When police raided the Willamette Valley Animal Rescue on Sunday what they saw was the opposite of what one expects from an animal shelter. Police found 149 dogs in awful conditions. Some dog’s eyes were sealed shut with bodily fluid and as many as five dogs were crammed into a kennel fit for one. Many of the dogs had open sores. None of the dogs had access to food and what water they did have access to was dirty.
“This is so far and away from the perception of warmth and caring people expect in an animal shelter,” said executive director of the Oregon Humane Society, Sharon Harmon. “I saw one animal stuffed into a cage that was so small he was unable to lie down, sit or stand up,” said Oregon Humane Society veterinarian Kris Otterman. “He had no food or water in his cage, and I’m not sure how long he’d been left in that condition.”
Many of the dogs were starving, some so severe that they will need to be put on “refeeding programs” to re-introduce small amounts of food that is easy for them to digest. “Those dogs were shut down,” said Harmon. “They don’t show interest in food.”
A team of 21 deputies and volunteers from Oregon Humane Society and Willamette Humane Society worked through Sunday night to care for the seized animals. The dogs were taken to three different shelters. The Oregon Humane Society took in 110 of the dogs. In doing so the Oregon Humane Society is now at double its capacity for dogs. They are asking the public for help minimize the crowded conditions. They currently have 80 dogs available for adoption and are reducing the adoption fee of all dogs one year and older to $50 through January 18th.
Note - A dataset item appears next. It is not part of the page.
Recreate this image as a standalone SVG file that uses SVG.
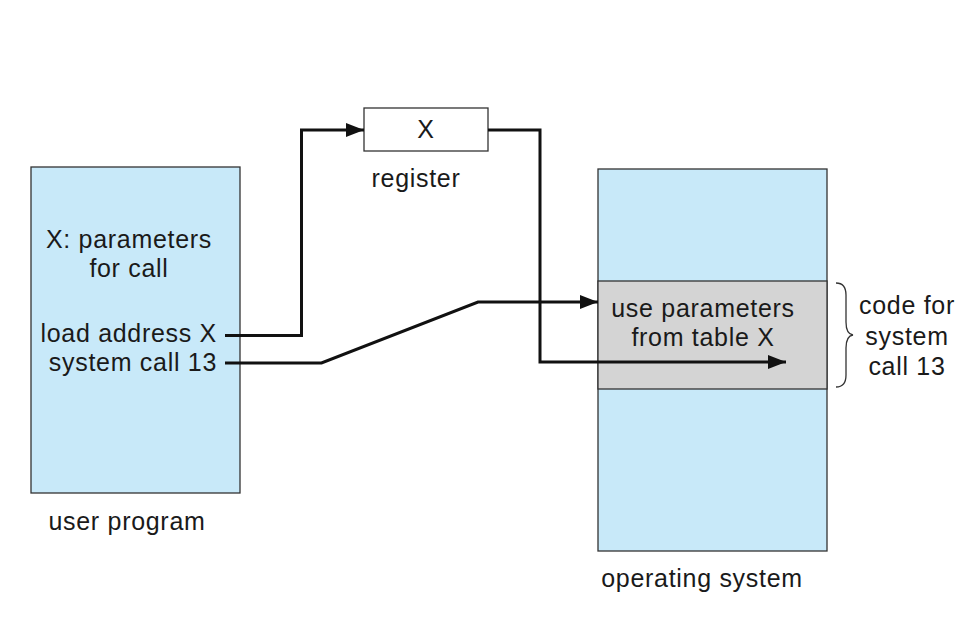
<svg xmlns="http://www.w3.org/2000/svg" width="971" height="629" viewBox="0 0 971 629">
<defs>
<style>
text{font-family:"Liberation Sans",Arial,sans-serif;font-size:25px;fill:#1a1a1a;letter-spacing:0.7px}
.box{fill:#c8e9f9;stroke:#333;stroke-width:1.3}
.gray{fill:#d4d4d4;stroke:#333;stroke-width:1.3}
.reg{fill:#fff;stroke:#333;stroke-width:1.3}
.conn{fill:none;stroke:#111;stroke-width:3;stroke-linejoin:miter}
.m{text-anchor:middle}
.e{text-anchor:end}
</style>
<marker id="ah" viewBox="0 0 18 14" refX="18" refY="7" markerWidth="18" markerHeight="14" markerUnits="userSpaceOnUse" orient="auto">
<path d="M0,0 L18,7 L0,14 Z" fill="#111"/>
</marker>
</defs>
<rect width="971" height="629" fill="#fff"/>
<g id="user-program">
<rect class="box" x="31" y="167" width="209" height="326"/>
<text class="m" x="129" y="248">X: parameters</text>
<text class="m" x="129" y="277">for call</text>
<text class="e" x="217" y="342">load address X</text>
<text class="e" x="217" y="371">system call 13</text>
<text class="m" x="127" y="530">user program</text>
</g>
<g id="register">
<rect class="reg" x="364" y="108" width="124" height="43"/>
<text class="m" x="426" y="138">X</text>
<text class="m" x="416" y="187">register</text>
</g>
<g id="operating-system">
<rect class="box" x="598" y="169" width="229" height="382"/>
<rect class="gray" x="598" y="281" width="229" height="108"/>
<text class="m" x="703" y="317">use parameters</text>
<text class="m" x="703" y="346">from table X</text>
<text class="m" x="702" y="587">operating system</text>
</g>
<g id="code-label">
<path d="M836,283 Q846,283 846,295 L846,322 Q846,334 853,335 Q846,336 846,348 L846,375 Q846,387 836,387" fill="none" stroke="#333" stroke-width="1.3"/>
<text class="m" x="907" y="314">code for</text>
<text class="m" x="907" y="345">system</text>
<text class="m" x="907" y="375">call 13</text>
</g>
<g id="connectors">
<path class="conn" d="M225,335.5 H301.5 V130 H364" marker-end="url(#ah)"/>
<path class="conn" d="M225,363 H321.5 L478,302 H598" marker-end="url(#ah)"/>
<path class="conn" d="M488,130 H540 V362 H786" marker-end="url(#ah)"/>
</g>
</svg>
The dogs from the raid are being held as evidence and are not available or adoption at this point. In addition whether all the dogs can be rehabilitated or adoption is still unknown. The Oregon Humane Society hopes to get the dogs healthy and into good homes as soon as the legal system will allow.
Sheriff’s officials said they had tried to work with Inglish to address issues with the rescue after receiving complaints previously but were again and again met with no cooperation from Inglish and the Willamette Valley Animal Rescue. The Oregon Humane Society also tried to help and inspect the facility but also faced lack of cooperation when they were turned away.
Inglish is currently being held at the Marion County Jail on $300,000 bail. Sheriff’s officials are expecting to make additional arrests in this case.